◆ WRITTEN EXERCISE:
Leave out the pictures and repeat every record exactly.

(begin)

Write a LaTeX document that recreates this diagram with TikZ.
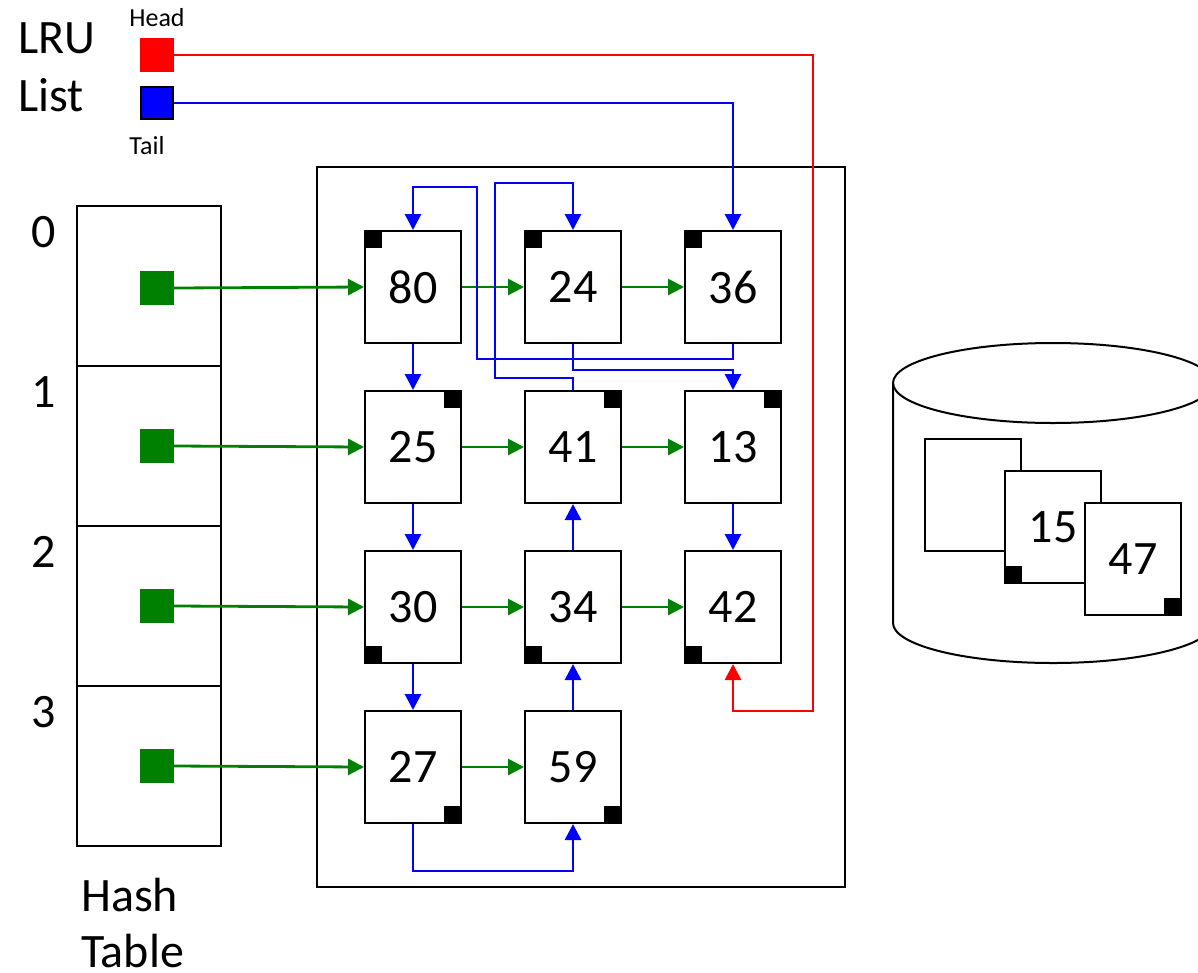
\documentclass[tikz,border=0pt]{standalone}
\usepackage{fontspec}
\setmainfont{Carlito}
\usetikzlibrary{arrows.meta}
\tikzset{
page/.style={draw, fill=white, line width=2pt, minimum width=96pt, minimum height=112pt, inner sep=0pt, font=\fontsize{48}{48}\selectfont},
flag/.style={fill=black, minimum size=18pt, inner sep=0pt},
slot/.style={draw, line width=2pt, minimum width=144pt, minimum height=160pt, inner sep=0pt},
entry/.style={fill=green!50!black, minimum size=34pt, inner sep=0pt},
bigtext/.style={font=\fontsize{48}{48}\selectfont, inner sep=0pt},
smalltext/.style={font=\fontsize{26}{26}\selectfont, inner sep=0pt},
link/.style={line width=2.8pt, -{Triangle[length=16pt,width=16pt]}}
}
\begin{document}
\begin{tikzpicture}[x=1pt, y=-1pt]
\useasboundingbox (0,0) rectangle (1198,972);
\node[draw, line width=2pt, minimum width=528pt, minimum height=720pt, inner sep=0pt] (BUF) at (581,527) {};
\node[slot] (H0) at (149,286) {};
\node[slot] (H1) at (149,446) {};
\node[slot] (H2) at (149,606) {};
\node[slot] (H3) at (149,766) {};
\node[entry] (E0) at (157,288) {};
\node[entry] (E1) at (157,446) {};
\node[entry] (E2) at (157,606) {};
\node[entry] (E3) at (157,766) {};
\node[bigtext] (N0) at (44,232) {0};
\node[bigtext] (N1) at (44,392) {1};
\node[bigtext] (N2) at (44,552) {2};
\node[bigtext] (N3) at (44,712) {3};
\node[bigtext, anchor=base west] (LRU) at (18,53) {LRU};
\node[bigtext, anchor=base west] (LST) at (18,111) {List};
\node[bigtext, anchor=base west] (HSH) at (81,911) {Hash};
\node[bigtext, anchor=base west] (TBL) at (81,967) {Table};
\node[smalltext] (HD) at (157,18) {Head};
\node[smalltext] (TL) at (147,146) {Tail};
\node[fill=red, minimum size=34pt, inner sep=0pt] (HEAD) at (157,55) {};
\node[draw, fill=blue, line width=2pt, minimum size=32pt, inner sep=0pt] (TAIL) at (157,103) {};
\node[page] (P80) at (413,287) {80};
\node[page] (P24) at (573,287) {24};
\node[page] (P36) at (733,287) {36};
\node[page] (P25) at (413,447) {25};
\node[page] (P41) at (573,447) {41};
\node[page] (P13) at (733,447) {13};
\node[page] (P30) at (413,607) {30};
\node[page] (P34) at (573,607) {34};
\node[page] (P42) at (733,607) {42};
\node[page] (P27) at (413,767) {27};
\node[page] (P59) at (573,767) {59};
\node[flag, anchor=north west] (F80) at (P80.north west) {};
\node[flag, anchor=north west] (F24) at (P24.north west) {};
\node[flag, anchor=north west] (F36) at (P36.north west) {};
\node[flag, anchor=north east] (F25) at (P25.north east) {};
\node[flag, anchor=north east] (F41) at (P41.north east) {};
\node[flag, anchor=north east] (F13) at (P13.north east) {};
\node[flag, anchor=south west] (F30) at (P30.south west) {};
\node[flag, anchor=south west] (F34) at (P34.south west) {};
\node[flag, anchor=south west] (F42) at (P42.south west) {};
\node[flag, anchor=south east] (F27) at (P27.south east) {};
\node[flag, anchor=south east] (F59) at (P59.south east) {};
\draw[line width=2pt] (1053,383) ellipse [x radius=160, y radius=40];
\draw[line width=2pt] (893,383) -- (893,623) arc [start angle=180, end angle=0, x radius=160, y radius=40] -- (1213,383);
\node[page] (D0) at (973,495) {};
\node[page] (D15) at (1053,527) {15};
\node[page] (D47) at (1133,559) {47};
\node[flag, anchor=south west] (F15) at (D15.south west) {};
\node[flag, anchor=south east] (F47) at (D47.south east) {};
\draw[link, green!50!black] (E0.east) -- (P80.west);
\draw[link, green!50!black] (E1.east) -- (P25.west);
\draw[link, green!50!black] (E2.east) -- (P30.west);
\draw[link, green!50!black] (E3.east) -- (P27.west);
\draw[link, green!50!black] (P80.east) -- (P24.west);
\draw[link, green!50!black] (P24.east) -- (P36.west);
\draw[link, green!50!black] (P25.east) -- (P41.west);
\draw[link, green!50!black] (P41.east) -- (P13.west);
\draw[link, green!50!black] (P30.east) -- (P34.west);
\draw[link, green!50!black] (P34.east) -- (P42.west);
\draw[link, green!50!black] (P27.east) -- (P59.west);
\draw[link, blue] (P80.south) -- (P25.north);
\draw[link, blue] (P25.south) -- (P30.north);
\draw[link, blue] (P30.south) -- (P27.north);
\draw[link, blue] (P59.north) -- (P34.south);
\draw[link, blue] (P34.north) -- (P41.south);
\draw[link, blue] (P13.south) -- (P42.north);
\draw[link, blue] (P27.south) |- (573,871) -- (P59.south);
\draw[link, blue] (P36.south) |- (477,359) |- (413,187) -- (P80.north);
\draw[link, blue] (P24.south) |- (733,370) -- (P13.north);
\draw[link, blue] (P41.north) |- (495,378) |- (573,183) -- (P24.north);
\draw[link, blue] (TAIL.east) -| (P36.north);
\draw[link, red] (HEAD.east) -| (813,711) -| (P42.south);
\end{tikzpicture}
\end{document}
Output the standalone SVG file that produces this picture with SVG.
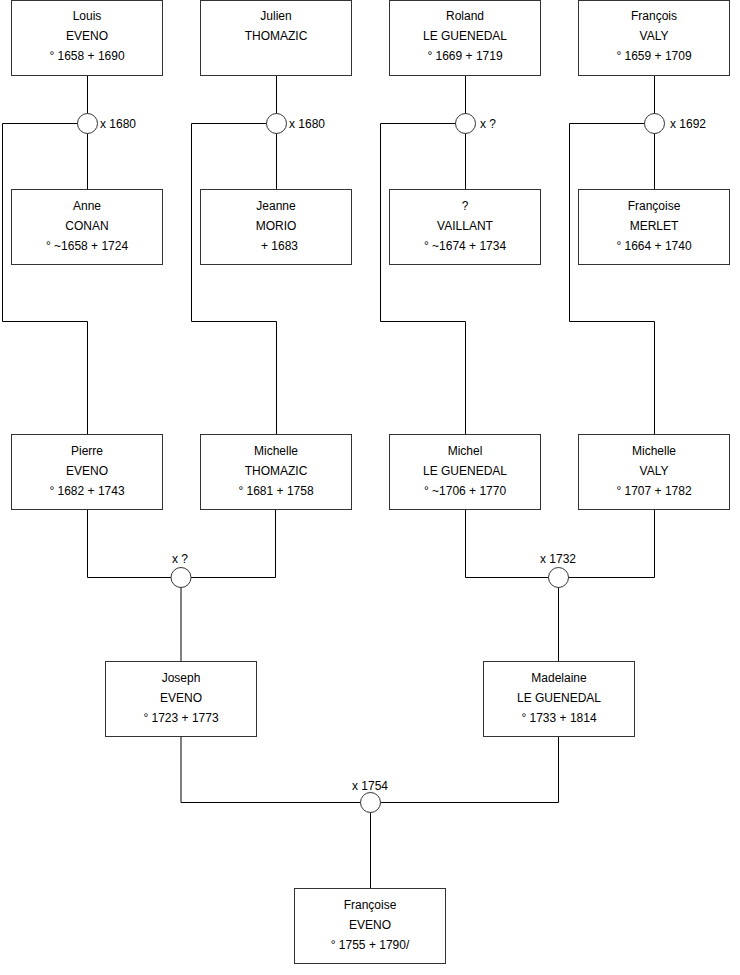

(end)

◆ WORKED SOLUTION:
Write a LaTeX document that recreates this diagram with TikZ.
\documentclass[tikz,border=0pt]{standalone}
\usepackage{fontspec}
\setmainfont{Carlito}
\usetikzlibrary{arrows.meta}
\tikzset{
page/.style={draw, fill=white, line width=2pt, minimum width=96pt, minimum height=112pt, inner sep=0pt, font=\fontsize{48}{48}\selectfont},
flag/.style={fill=black, minimum size=18pt, inner sep=0pt},
slot/.style={draw, line width=2pt, minimum width=144pt, minimum height=160pt, inner sep=0pt},
entry/.style={fill=green!50!black, minimum size=34pt, inner sep=0pt},
bigtext/.style={font=\fontsize{48}{48}\selectfont, inner sep=0pt},
smalltext/.style={font=\fontsize{26}{26}\selectfont, inner sep=0pt},
link/.style={line width=2.8pt, -{Triangle[length=16pt,width=16pt]}}
}
\begin{document}
\begin{tikzpicture}[x=1pt, y=-1pt]
\useasboundingbox (0,0) rectangle (1198,972);
\node[draw, line width=2pt, minimum width=528pt, minimum height=720pt, inner sep=0pt] (BUF) at (581,527) {};
\node[slot] (H0) at (149,286) {};
\node[slot] (H1) at (149,446) {};
\node[slot] (H2) at (149,606) {};
\node[slot] (H3) at (149,766) {};
\node[entry] (E0) at (157,288) {};
\node[entry] (E1) at (157,446) {};
\node[entry] (E2) at (157,606) {};
\node[entry] (E3) at (157,766) {};
\node[bigtext] (N0) at (44,232) {0};
\node[bigtext] (N1) at (44,392) {1};
\node[bigtext] (N2) at (44,552) {2};
\node[bigtext] (N3) at (44,712) {3};
\node[bigtext, anchor=base west] (LRU) at (18,53) {LRU};
\node[bigtext, anchor=base west] (LST) at (18,111) {List};
\node[bigtext, anchor=base west] (HSH) at (81,911) {Hash};
\node[bigtext, anchor=base west] (TBL) at (81,967) {Table};
\node[smalltext] (HD) at (157,18) {Head};
\node[smalltext] (TL) at (147,146) {Tail};
\node[fill=red, minimum size=34pt, inner sep=0pt] (HEAD) at (157,55) {};
\node[draw, fill=blue, line width=2pt, minimum size=32pt, inner sep=0pt] (TAIL) at (157,103) {};
\node[page] (P80) at (413,287) {80};
\node[page] (P24) at (573,287) {24};
\node[page] (P36) at (733,287) {36};
\node[page] (P25) at (413,447) {25};
\node[page] (P41) at (573,447) {41};
\node[page] (P13) at (733,447) {13};
\node[page] (P30) at (413,607) {30};
\node[page] (P34) at (573,607) {34};
\node[page] (P42) at (733,607) {42};
\node[page] (P27) at (413,767) {27};
\node[page] (P59) at (573,767) {59};
\node[flag, anchor=north west] (F80) at (P80.north west) {};
\node[flag, anchor=north west] (F24) at (P24.north west) {};
\node[flag, anchor=north west] (F36) at (P36.north west) {};
\node[flag, anchor=north east] (F25) at (P25.north east) {};
\node[flag, anchor=north east] (F41) at (P41.north east) {};
\node[flag, anchor=north east] (F13) at (P13.north east) {};
\node[flag, anchor=south west] (F30) at (P30.south west) {};
\node[flag, anchor=south west] (F34) at (P34.south west) {};
\node[flag, anchor=south west] (F42) at (P42.south west) {};
\node[flag, anchor=south east] (F27) at (P27.south east) {};
\node[flag, anchor=south east] (F59) at (P59.south east) {};
\draw[line width=2pt] (1053,383) ellipse [x radius=160, y radius=40];
\draw[line width=2pt] (893,383) -- (893,623) arc [start angle=180, end angle=0, x radius=160, y radius=40] -- (1213,383);
\node[page] (D0) at (973,495) {};
\node[page] (D15) at (1053,527) {15};
\node[page] (D47) at (1133,559) {47};
\node[flag, anchor=south west] (F15) at (D15.south west) {};
\node[flag, anchor=south east] (F47) at (D47.south east) {};
\draw[link, green!50!black] (E0.east) -- (P80.west);
\draw[link, green!50!black] (E1.east) -- (P25.west);
\draw[link, green!50!black] (E2.east) -- (P30.west);
\draw[link, green!50!black] (E3.east) -- (P27.west);
\draw[link, green!50!black] (P80.east) -- (P24.west);
\draw[link, green!50!black] (P24.east) -- (P36.west);
\draw[link, green!50!black] (P25.east) -- (P41.west);
\draw[link, green!50!black] (P41.east) -- (P13.west);
\draw[link, green!50!black] (P30.east) -- (P34.west);
\draw[link, green!50!black] (P34.east) -- (P42.west);
\draw[link, green!50!black] (P27.east) -- (P59.west);
\draw[link, blue] (P80.south) -- (P25.north);
\draw[link, blue] (P25.south) -- (P30.north);
\draw[link, blue] (P30.south) -- (P27.north);
\draw[link, blue] (P59.north) -- (P34.south);
\draw[link, blue] (P34.north) -- (P41.south);
\draw[link, blue] (P13.south) -- (P42.north);
\draw[link, blue] (P27.south) |- (573,871) -- (P59.south);
\draw[link, blue] (P36.south) |- (477,359) |- (413,187) -- (P80.north);
\draw[link, blue] (P24.south) |- (733,370) -- (P13.north);
\draw[link, blue] (P41.north) |- (495,378) |- (573,183) -- (P24.north);
\draw[link, blue] (TAIL.east) -| (P36.north);
\draw[link, red] (HEAD.east) -| (813,711) -| (P42.south);
\end{tikzpicture}
\end{document}
Output the standalone SVG file that produces this picture with SVG.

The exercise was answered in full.